--- Start of RECORDS TO PROCESS ---

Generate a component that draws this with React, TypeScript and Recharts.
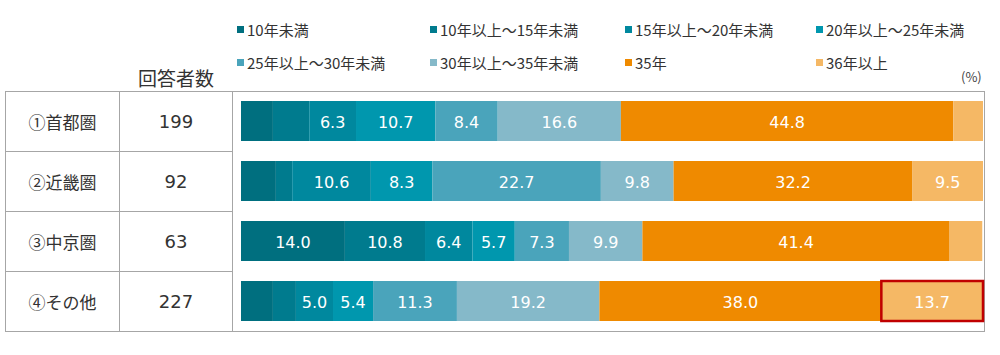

--- End of RECORDS TO PROCESS ---
--- Start of RECORDS TO PROCESS ---

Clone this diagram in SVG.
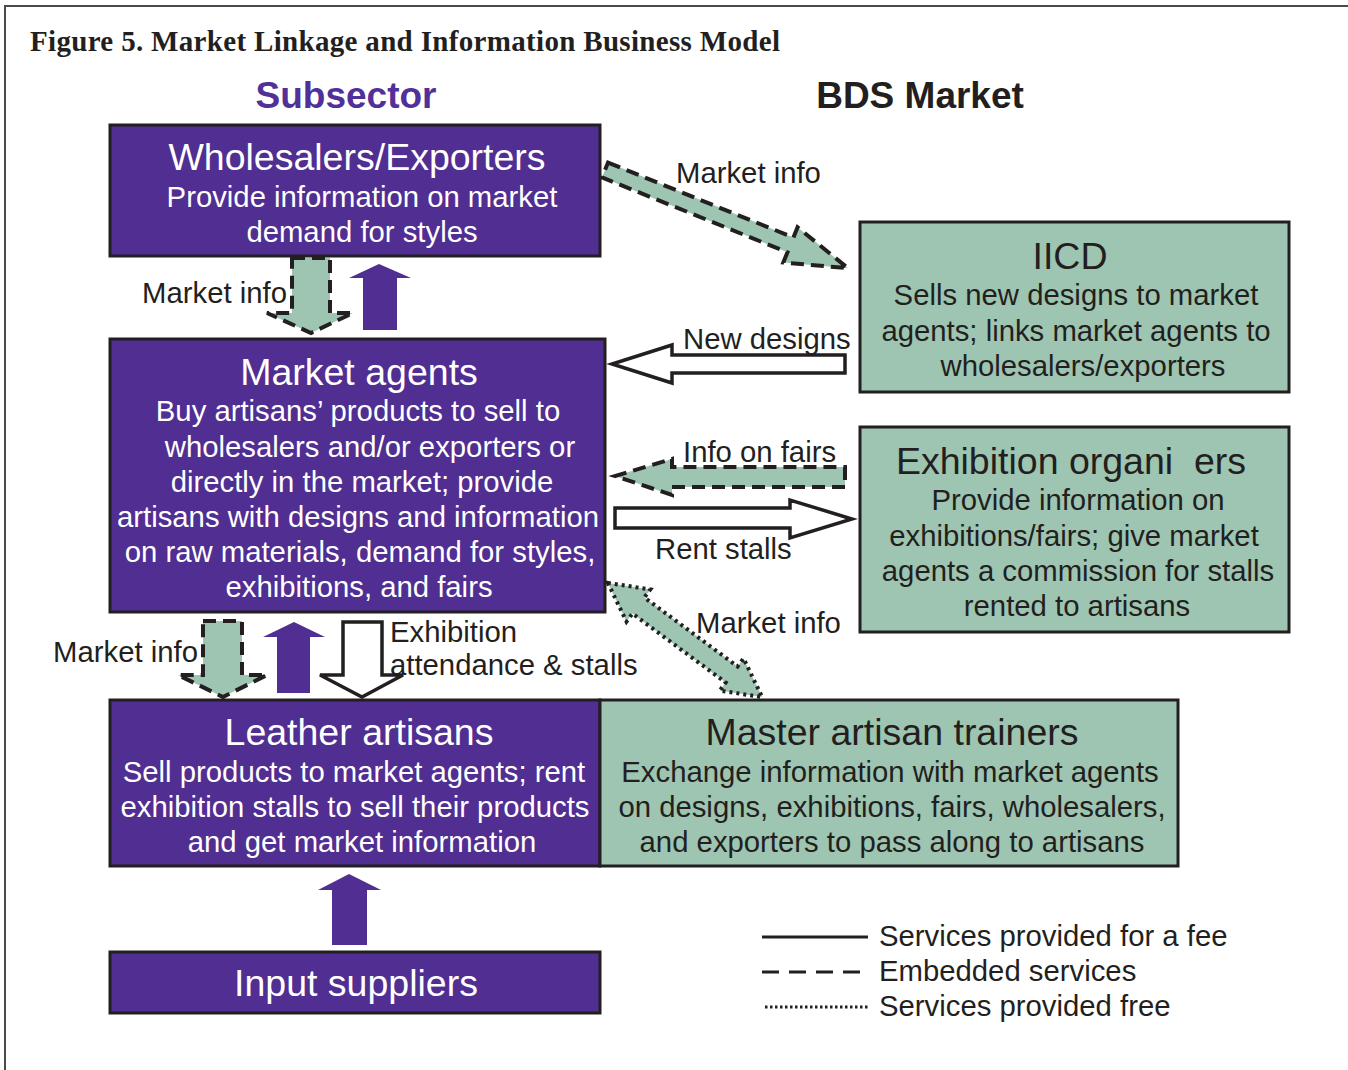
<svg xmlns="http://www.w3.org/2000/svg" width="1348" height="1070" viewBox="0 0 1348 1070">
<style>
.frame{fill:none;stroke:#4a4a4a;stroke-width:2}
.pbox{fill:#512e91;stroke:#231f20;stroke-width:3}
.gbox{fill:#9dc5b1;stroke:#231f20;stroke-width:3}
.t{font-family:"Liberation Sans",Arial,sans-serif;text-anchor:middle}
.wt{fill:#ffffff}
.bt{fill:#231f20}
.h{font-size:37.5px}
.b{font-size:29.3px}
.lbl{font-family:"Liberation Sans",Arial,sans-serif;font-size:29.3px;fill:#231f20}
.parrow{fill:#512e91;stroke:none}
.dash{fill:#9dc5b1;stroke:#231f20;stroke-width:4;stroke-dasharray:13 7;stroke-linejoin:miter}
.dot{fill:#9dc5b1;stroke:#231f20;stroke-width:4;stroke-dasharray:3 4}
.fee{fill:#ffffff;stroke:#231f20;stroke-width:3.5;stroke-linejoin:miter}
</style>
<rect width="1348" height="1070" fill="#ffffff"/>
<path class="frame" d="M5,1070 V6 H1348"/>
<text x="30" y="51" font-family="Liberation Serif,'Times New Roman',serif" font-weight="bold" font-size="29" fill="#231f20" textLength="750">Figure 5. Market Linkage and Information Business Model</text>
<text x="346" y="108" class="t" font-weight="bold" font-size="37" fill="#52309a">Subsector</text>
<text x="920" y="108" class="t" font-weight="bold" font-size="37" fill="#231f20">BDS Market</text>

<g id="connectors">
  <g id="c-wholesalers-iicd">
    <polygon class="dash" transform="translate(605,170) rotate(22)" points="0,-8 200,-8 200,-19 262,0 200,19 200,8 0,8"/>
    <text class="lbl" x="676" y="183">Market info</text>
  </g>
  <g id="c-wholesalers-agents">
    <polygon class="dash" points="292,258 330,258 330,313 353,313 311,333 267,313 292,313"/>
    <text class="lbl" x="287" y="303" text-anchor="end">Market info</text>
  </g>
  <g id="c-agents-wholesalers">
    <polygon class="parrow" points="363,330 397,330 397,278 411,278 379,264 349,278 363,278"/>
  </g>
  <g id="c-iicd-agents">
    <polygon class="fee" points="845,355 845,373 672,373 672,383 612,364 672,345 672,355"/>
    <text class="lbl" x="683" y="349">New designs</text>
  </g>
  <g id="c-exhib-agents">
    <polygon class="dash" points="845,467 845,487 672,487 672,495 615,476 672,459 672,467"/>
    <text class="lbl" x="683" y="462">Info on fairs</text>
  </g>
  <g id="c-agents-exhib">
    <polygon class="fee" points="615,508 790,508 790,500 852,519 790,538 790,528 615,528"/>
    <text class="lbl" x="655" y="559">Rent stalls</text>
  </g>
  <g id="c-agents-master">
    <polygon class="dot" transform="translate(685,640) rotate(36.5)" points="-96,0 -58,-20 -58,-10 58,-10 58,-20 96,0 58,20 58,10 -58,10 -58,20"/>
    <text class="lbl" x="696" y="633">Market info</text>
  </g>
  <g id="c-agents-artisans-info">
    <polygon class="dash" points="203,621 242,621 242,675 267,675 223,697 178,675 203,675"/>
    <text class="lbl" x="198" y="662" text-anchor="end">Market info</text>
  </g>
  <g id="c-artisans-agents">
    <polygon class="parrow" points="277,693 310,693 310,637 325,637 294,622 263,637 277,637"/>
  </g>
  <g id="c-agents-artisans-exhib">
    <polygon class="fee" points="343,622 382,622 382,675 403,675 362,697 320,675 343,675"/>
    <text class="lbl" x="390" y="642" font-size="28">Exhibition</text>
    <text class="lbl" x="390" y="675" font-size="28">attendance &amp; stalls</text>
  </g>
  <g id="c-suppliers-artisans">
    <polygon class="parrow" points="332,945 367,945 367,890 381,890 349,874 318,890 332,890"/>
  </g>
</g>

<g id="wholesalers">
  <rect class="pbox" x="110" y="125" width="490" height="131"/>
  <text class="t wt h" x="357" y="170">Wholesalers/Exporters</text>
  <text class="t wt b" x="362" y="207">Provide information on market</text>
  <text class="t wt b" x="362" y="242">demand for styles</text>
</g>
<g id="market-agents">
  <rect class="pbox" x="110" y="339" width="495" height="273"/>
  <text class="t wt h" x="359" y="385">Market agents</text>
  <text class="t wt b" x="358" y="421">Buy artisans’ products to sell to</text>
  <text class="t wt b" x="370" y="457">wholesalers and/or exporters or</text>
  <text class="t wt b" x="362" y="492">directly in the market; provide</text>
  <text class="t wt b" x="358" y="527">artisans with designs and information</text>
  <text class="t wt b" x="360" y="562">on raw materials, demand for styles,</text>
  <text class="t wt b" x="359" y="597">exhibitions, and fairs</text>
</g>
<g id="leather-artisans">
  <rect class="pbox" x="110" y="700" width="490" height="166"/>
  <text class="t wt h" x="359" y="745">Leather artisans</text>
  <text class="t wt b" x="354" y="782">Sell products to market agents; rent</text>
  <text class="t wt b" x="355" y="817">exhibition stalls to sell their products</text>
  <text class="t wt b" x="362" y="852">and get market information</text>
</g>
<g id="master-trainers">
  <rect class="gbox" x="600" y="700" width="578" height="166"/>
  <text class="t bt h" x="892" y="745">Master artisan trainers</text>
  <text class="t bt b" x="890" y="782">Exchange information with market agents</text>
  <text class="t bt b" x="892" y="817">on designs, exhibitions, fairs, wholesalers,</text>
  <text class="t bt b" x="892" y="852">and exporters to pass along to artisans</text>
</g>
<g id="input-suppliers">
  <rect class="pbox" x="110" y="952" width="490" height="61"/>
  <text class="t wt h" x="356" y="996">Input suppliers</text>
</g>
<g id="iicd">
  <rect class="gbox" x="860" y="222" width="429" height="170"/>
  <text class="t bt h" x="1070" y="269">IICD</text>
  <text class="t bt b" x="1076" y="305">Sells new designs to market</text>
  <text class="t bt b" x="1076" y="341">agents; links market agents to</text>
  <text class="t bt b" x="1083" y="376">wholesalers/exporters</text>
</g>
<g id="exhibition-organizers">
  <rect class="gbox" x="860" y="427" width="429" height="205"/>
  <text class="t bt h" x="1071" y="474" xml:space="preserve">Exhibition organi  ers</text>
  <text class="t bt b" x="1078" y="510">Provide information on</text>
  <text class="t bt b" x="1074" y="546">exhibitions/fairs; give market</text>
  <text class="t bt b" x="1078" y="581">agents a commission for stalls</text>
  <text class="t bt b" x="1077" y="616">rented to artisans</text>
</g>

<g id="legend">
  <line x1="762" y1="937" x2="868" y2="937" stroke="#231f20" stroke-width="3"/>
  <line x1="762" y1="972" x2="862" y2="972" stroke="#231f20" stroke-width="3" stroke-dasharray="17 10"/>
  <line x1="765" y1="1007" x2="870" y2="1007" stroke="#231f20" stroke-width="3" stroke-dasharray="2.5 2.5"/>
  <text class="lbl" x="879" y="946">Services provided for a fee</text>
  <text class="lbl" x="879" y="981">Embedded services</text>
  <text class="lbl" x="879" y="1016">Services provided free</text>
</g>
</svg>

--- End of RECORDS TO PROCESS ---
--- Start of RECORDS TO PROCESS ---

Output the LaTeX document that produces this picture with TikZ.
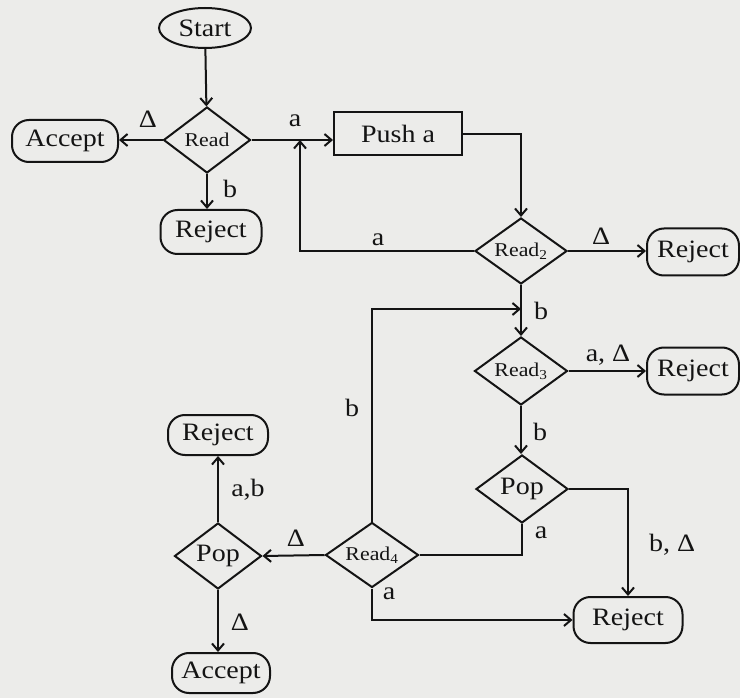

--- End of RECORDS TO PROCESS ---

• _DIRECTIONS_
Take every line above carrying "that" and return it.

• _SOLUTION_
Generate a component that draws this with React, TypeScript and Recharts.
Output the LaTeX document that produces this picture with TikZ.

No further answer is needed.